И вот уже спустя несколько лет тот же Иванов решается написать следующее: жаль, что Горький, по слухам, не приедет зимой из-за границы в Москву. Несмотря на уверения Щербакова и аппаратчиков, литературная жизнь все же какая-то сухая, разобщенная, малоплодотворная. А дальше пассаж прямо-таки загадочный: «У Вас же, при всей вашей „неодобрительности“ к литераторам, имеется литературный пламень и организаторский талант».
Талант и пламень — это, конечно, очень хорошо. Но откуда же взялась эта самая столь широковещательно поданная «неодобрительность» к литераторам?

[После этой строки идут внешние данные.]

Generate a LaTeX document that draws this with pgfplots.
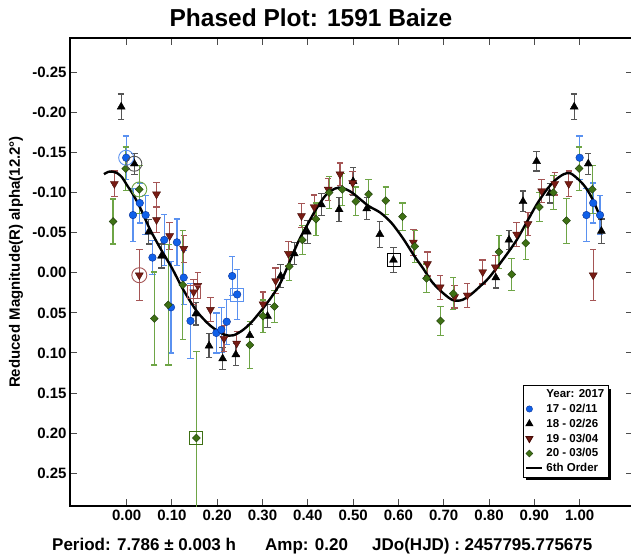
\documentclass[border=0pt]{standalone}
\usepackage{pgfplots}
\pgfplotsset{compat=1.18}
\usepackage{fontspec}
\setmainfont{Liberation Sans}
\usetikzlibrary{shadows}
\makeatletter
\tikzset{nopre/.code={\let\tikz@preactions\pgfutil@empty}}
\makeatother
\definecolor{bluem}{RGB}{16,96,232}
\definecolor{blued}{RGB}{10,50,150}
\definecolor{blueb}{RGB}{90,145,240}
\definecolor{redm}{RGB}{120,28,20}
\definecolor{redd}{RGB}{70,10,5}
\definecolor{redb}{RGB}{165,85,85}
\definecolor{greenm}{RGB}{62,112,20}
\definecolor{greend}{RGB}{30,60,10}
\definecolor{greenb}{RGB}{110,165,70}
\definecolor{blackb}{RGB}{85,85,85}
\begin{document}
\begin{tikzpicture}
\useasboundingbox (-70pt,-48pt) rectangle (561pt,506pt);
\begin{axis}[
  at={(0pt,0pt)}, anchor=south west,
  scale only axis, width=563pt, height=468pt,
  xmin=-0.125, xmax=1.1178, ymin=-0.2928, ymax=0.2908, y dir=reverse,
  xtick={0,0.1,0.2,0.3,0.4,0.5,0.6,0.7,0.8,0.9,1},
  ytick={-0.25,-0.2,-0.15,-0.1,-0.05,0,0.05,0.1,0.15,0.2,0.25},
  scaled ticks=false,
  tick align=inside, major tick length=7pt,
  tick style={line width=1pt, black!70},
  axis line style={line width=1.3pt},
  tick label style={font=\bfseries\fontsize{15}{17}\selectfont,
    /pgf/number format/fixed, /pgf/number format/fixed zerofill,
    /pgf/number format/precision=2, /pgf/number format/assume math mode=true},
  legend style={at={(0.8044,0.2585)}, anchor=north west, draw=black, line width=1pt,
    fill=white, font=\bfseries\fontsize{11.5}{13}\selectfont, inner sep=2pt,
    row sep=1pt, column sep=1pt,
    drop shadow={shadow xshift=3pt, shadow yshift=-3pt, fill=black, opacity=1}},
  legend cell align=left,
  every axis plot/.append style={forget plot},
]
% series 17 - 02/11 (blue circles)
\addplot[only marks, mark=*, mark size=3.8pt, mark options={fill=bluem, draw=blued, line width=0.4pt},
  error bars/.cd, y dir=both, y explicit,
  error bar style={line width=1.2pt, blueb}, error mark options={rotate=90, line width=1.2pt, blueb, mark size=3.2pt}]
  table[x index=0, y index=1, y error index=2] {
-0.001 -0.1435 0.027
0.014 -0.072 0.033
0.029 -0.087 0.025
0.042 -0.072 0.024
0.057 -0.019 0.021
0.083 -0.041 0.032
0.111 -0.038 0.029
0.126 0.006 0.034
0.098 0.043 0.057
0.141 0.060 0.047
0.198 0.075 0.025
0.209 0.071 0.028
0.221 0.061 0.028
0.233 0.004 0.024
0.244 0.027 0.031
1.000 -0.1435 0.027
1.015 -0.072 0.033
1.030 -0.087 0.025
1.045 -0.072 0.024
};
% series 18 - 02/26 (black triangles)
\addplot[only marks, mark=triangle*, mark size=4.6pt, mark options={fill=black, draw=black},
  error bars/.cd, y dir=both, y explicit,
  error bar style={line width=1.2pt, blackb}, error mark options={rotate=90, line width=1.2pt, blackb, mark size=3.2pt}]
  table[x index=0, y index=1, y error index=2] {
-0.012 -0.207 0.016
0.017 -0.136 0.013
0.049 -0.051 0.015
0.077 -0.021 0.015
0.153 0.051 0.014
0.182 0.091 0.015
0.212 0.107 0.014
0.241 0.102 0.014
0.272 0.078 0.014
0.311 0.054 0.014
0.340 0.004 0.014
0.370 -0.024 0.014
0.399 -0.051 0.014
0.430 -0.085 0.014
0.469 -0.079 0.015
0.500 -0.114 0.017
0.530 -0.080 0.014
0.559 -0.048 0.016
0.589 -0.016 0.016
0.815 0.006 0.013
0.844 -0.041 0.012
0.875 -0.089 0.013
0.905 -0.139 0.012
0.934 -0.099 0.012
0.988 -0.207 0.016
1.019 -0.136 0.013
1.048 -0.052 0.015
};
% series 19 - 03/04 (dark red down triangles)
\addplot[only marks, mark=triangle*, mark size=4.6pt, mark options={rotate=180, fill=redm, draw=redd},
  error bars/.cd, y dir=both, y explicit,
  error bar style={line width=1.2pt, redb}, error mark options={rotate=90, line width=1.2pt, redb, mark size=3.2pt}]
  table[x index=0, y index=1, y error index=2] {
-0.027 -0.111 0.016
0.028 0.003 0.032
0.066 -0.098 0.015
0.066 -0.066 0.016
0.095 -0.046 0.017
0.126 -0.030 0.017
0.148 0.024 0.016
0.157 0.016 0.016
0.185 0.046 0.015
0.215 0.082 0.016
0.243 0.088 0.015
0.301 0.039 0.015
0.329 0.010 0.016
0.357 -0.024 0.015
0.386 -0.071 0.015
0.414 -0.082 0.015
0.445 -0.104 0.014
0.471 -0.123 0.014
0.499 -0.112 0.014
0.633 -0.038 0.016
0.664 -0.011 0.015
0.692 0.018 0.015
0.724 0.030 0.014
0.752 0.028 0.015
0.786 -0.001 0.015
0.814 -0.007 0.015
0.861 -0.048 0.015
0.886 -0.061 0.014
0.916 -0.102 0.014
0.945 -0.111 0.014
0.976 -0.111 0.016
1.030 0.003 0.032
};
% series 20 - 03/05 (green diamonds)
\addplot[only marks, mark=square*, mark size=2.8pt, mark options={rotate=45, fill=greenm, draw=greend, line width=0.4pt},
  error bars/.cd, y dir=both, y explicit,
  error bar style={line width=1.2pt, greenb}, error mark options={rotate=90, line width=1.2pt, greenb, mark size=3.2pt}]
  table[x index=0, y index=1, y error index=2] {
-0.030 -0.064 0.028
-0.002 -0.130 0.027
0.028 -0.104 0.030
0.061 0.057 0.058
0.092 0.040 0.075
0.124 0.015 0.068
0.154 0.206 0.108
0.272 0.090 0.029
0.301 0.054 0.020
0.326 0.042 0.020
0.359 -0.008 0.018
0.388 -0.041 0.018
0.418 -0.067 0.020
0.447 -0.100 0.020
0.476 -0.104 0.020
0.506 -0.089 0.018
0.534 -0.098 0.018
0.572 -0.090 0.017
0.609 -0.070 0.017
0.636 -0.033 0.020
0.662 0.007 0.018
0.693 0.060 0.018
0.721 0.026 0.020
0.822 -0.026 0.021
0.850 0.002 0.020
0.881 -0.037 0.020
0.911 -0.082 0.018
0.942 -0.100 0.021
0.971 -0.065 0.028
0.999 -0.130 0.027
1.028 -0.104 0.030
};
% circled and boxed points
\addplot[only marks, mark=o, mark size=7.5pt, blueb, line width=0.9pt] coordinates {(-0.001,-0.1435)};
\addplot[only marks, mark=o, mark size=7.5pt, blackb, line width=0.9pt] coordinates {(0.017,-0.136)};
\addplot[only marks, mark=o, mark size=7.5pt, greenb, line width=0.9pt] coordinates {(0.028,-0.104)};
\addplot[only marks, mark=o, mark size=7.5pt, redb, line width=0.9pt] coordinates {(0.028,0.003)};
\addplot[only marks, mark=square, mark size=6.5pt, blueb, line width=0.9pt] coordinates {(0.244,0.027)};
\addplot[only marks, mark=square, mark size=6.5pt, redb, line width=0.9pt] coordinates {(0.148,0.024)};
\addplot[only marks, mark=square, mark size=6.5pt, black, line width=0.9pt] coordinates {(0.589,-0.016)};
\addplot[only marks, mark=square, mark size=6.5pt, greenm, line width=0.9pt] coordinates {(0.154,0.206)};
% 6th order fit
\addplot[black, line width=2.4pt, smooth, tension=0.5, no marks] coordinates {
(-0.050,-0.123) (-0.040,-0.126) (-0.030,-0.126) (-0.020,-0.124) (-0.010,-0.119)
(0.000,-0.110) (0.015,-0.097) (0.030,-0.081) (0.050,-0.056) (0.065,-0.040)
(0.080,-0.025) (0.100,-0.006) (0.125,0.021) (0.155,0.048) (0.185,0.066)
(0.215,0.077) (0.235,0.078) (0.255,0.072) (0.275,0.062) (0.300,0.045)
(0.320,0.030) (0.340,0.012) (0.360,-0.014) (0.380,-0.040) (0.400,-0.061)
(0.420,-0.081) (0.440,-0.097) (0.460,-0.105) (0.475,-0.106) (0.495,-0.101)
(0.515,-0.092) (0.535,-0.083) (0.560,-0.075) (0.585,-0.062) (0.610,-0.043)
(0.635,-0.021) (0.655,-0.005) (0.675,0.012) (0.700,0.026) (0.720,0.034)
(0.740,0.034) (0.760,0.027) (0.780,0.017) (0.800,0.006) (0.830,-0.016)
(0.860,-0.040) (0.885,-0.065) (0.905,-0.085) (0.925,-0.102) (0.945,-0.115)
(0.965,-0.123) (0.980,-0.124) (1.000,-0.115) (1.015,-0.105) (1.030,-0.090)
(1.048,-0.066)
};
% legend
\addlegendimage{empty legend}
\addlegendentry{Year: 2017}
\addlegendimage{legend image code/.code={\draw[nopre, fill=bluem, draw=blued, line width=0.4pt] (3pt,0pt) circle (3.2pt);}}
\addlegendentry{17 - 02/11}
\addlegendimage{legend image code/.code={\draw[nopre, fill=black, draw=black] plot[mark=triangle*, mark size=3.8pt] coordinates {(3pt,0pt)};}}
\addlegendentry{18 - 02/26}
\addlegendimage{legend image code/.code={\draw[nopre, fill=redm, draw=redd] plot[mark=triangle*, mark size=3.8pt, mark options={rotate=180}] coordinates {(3pt,0pt)};}}
\addlegendentry{19 - 03/04}
\addlegendimage{legend image code/.code={\draw[nopre, fill=greenm, draw=greend, line width=0.4pt] plot[mark=square*, mark size=2.5pt, mark options={rotate=45}] coordinates {(3pt,0pt)};}}
\addlegendentry{20 - 03/05}
\addlegendimage{legend image code/.code={\draw[nopre, black, line width=2pt] (0pt,0pt) -- (16pt,0pt);}}
\addlegendentry{6th Order}
\end{axis}
\node[font=\bfseries\fontsize{24.5}{28}\selectfont] at (241pt,488pt) {Phased Plot: 1591 Baize};
\node[rotate=90, font=\bfseries\fontsize{15}{17}\selectfont] at (-54pt,244pt) {Reduced Magnitude(R) alpha(12.2°)};
\node[anchor=base west, font=\bfseries\fontsize{17}{20}\selectfont, inner sep=0pt] at (-18pt,-44pt) {Period: 7.786 ± 0.003 h};
\node[anchor=base west, font=\bfseries\fontsize{17}{20}\selectfont, inner sep=0pt] at (195pt,-44pt) {Amp: 0.20};
\node[anchor=base west, font=\bfseries\fontsize{17}{20}\selectfont, inner sep=0pt] at (302pt,-44pt) {JDo(HJD) : 2457795.775675};
\end{tikzpicture}
\end{document}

Может быть, это чисто субъективное мнение Иванова, у которого, как известно, представления о наиболее соответствующей его таланту манере письма расходились с горьковскими?
Все ставит на место время. И вот спустя годы письма перечитывает младший современник классика, едва успевший чуточку обогреться у костра всеобъемлющего горьковского таланта и сам ставший впоследствии великим поэтом и редактором.
19 апреля 1955 года в рабочей тетради Твардовский делает лаконичную запись, избегая каких-либо подробностей: «Дочитываю Горького». А спустя несколько дней — суровые слова, в которых звучит немалое разочарование: «Письма Горького — великий воистину, но тяжелый, малообаятельный, деланный и нудноватый человек».
И в самом деле, тональность горьковского эпистолярия существенно меняется, равно как — что еще важнее — куда более сурово звучат публичные отзывы со страниц газет. Резкие суждения — о работе столь разных и талантливых писателей, как П. Васильев, Б. Корнилов, А. Белый… Охладевает Горький к Булгакову.
Неоднозначны оказались итоги предсъездовской дискуссии о языке, начатой Горьким в связи со спорами о романе «Бруски» Панферова. Совершенно закономерен был протест Горького не только против засилья диалектизмов в речи автора, но и против низкой общей культуры письма (хотя мы видели: странные огрехи пера, схожие с панферовскими, появлялись вдруг и на страницах «Клима»). Однако существовал свой резон и в рассуждениях оппонентов М. Горького, заботившихся о непосредственности языкового выражения художественной мысли, против «облизывания» языка, ведущего к его нивелировке (Серафимович). К сожалению, чрезмерное усердие редакторов нанесло впоследствии немало вреда хорошим книгам, включая и такие шедевры, как «Тихий Дон». Пред- и послесъездовский разговор о литературе (1934) приобретал порою суровый характер и касался отнюдь не только языка. Возникал вопрос и о творческой дисциплине, понимаемой в тех условиях весьма своеобразно.